The entire article reads like this, nicely weaving Kerry's history with Vietnam, the current political environment, his sadness on how too much is similar today to the Vietnam era, and his determination to end this war now. Contrast that with the silliness I excerpted earlier, and I really am at a loss. How could the DC press corps do this to our country, allowing that MAN to stay in the Oval Office, when they damn well KNEW better? I have yet to find an answer.

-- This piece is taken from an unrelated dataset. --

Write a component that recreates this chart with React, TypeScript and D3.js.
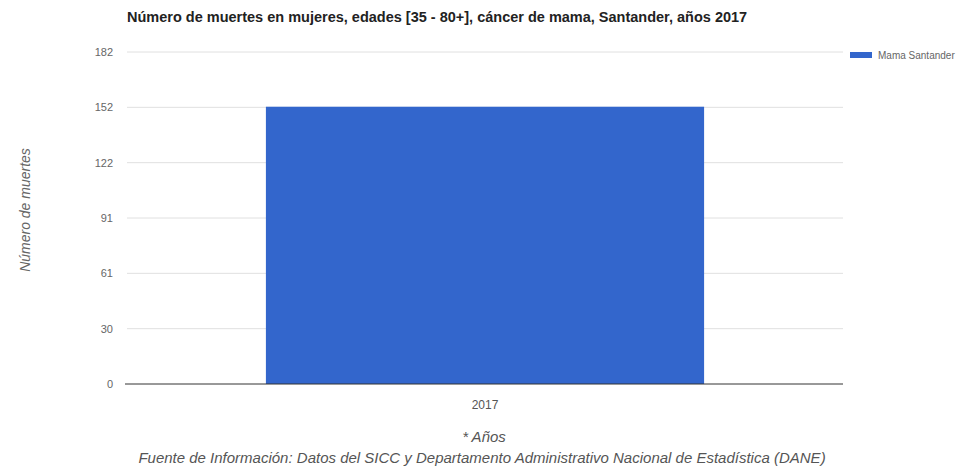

In the end, it is not Senator Kerry who has paid the ultimate price for this betrayal by the press, but rather our fighting men and women, and it is they who Senator Kerry focuses on today. Please go to this link to view a picture that goes with these words by Senator Kerry, describing the funerals he and Ted Kennedy attend at Arlington National Cemetery:
"You can see the precise military honor given to each of those soldiers, the flags draping the coffin rippling in the breeze. You can see the honor guard folding that flag meticulously into that sharp triangle of blue and white stars and then handing it to the loved ones, the wife, the mother, husband, father. Then hear those words -- 'On behalf of a grateful nation' -- and watch people crumble."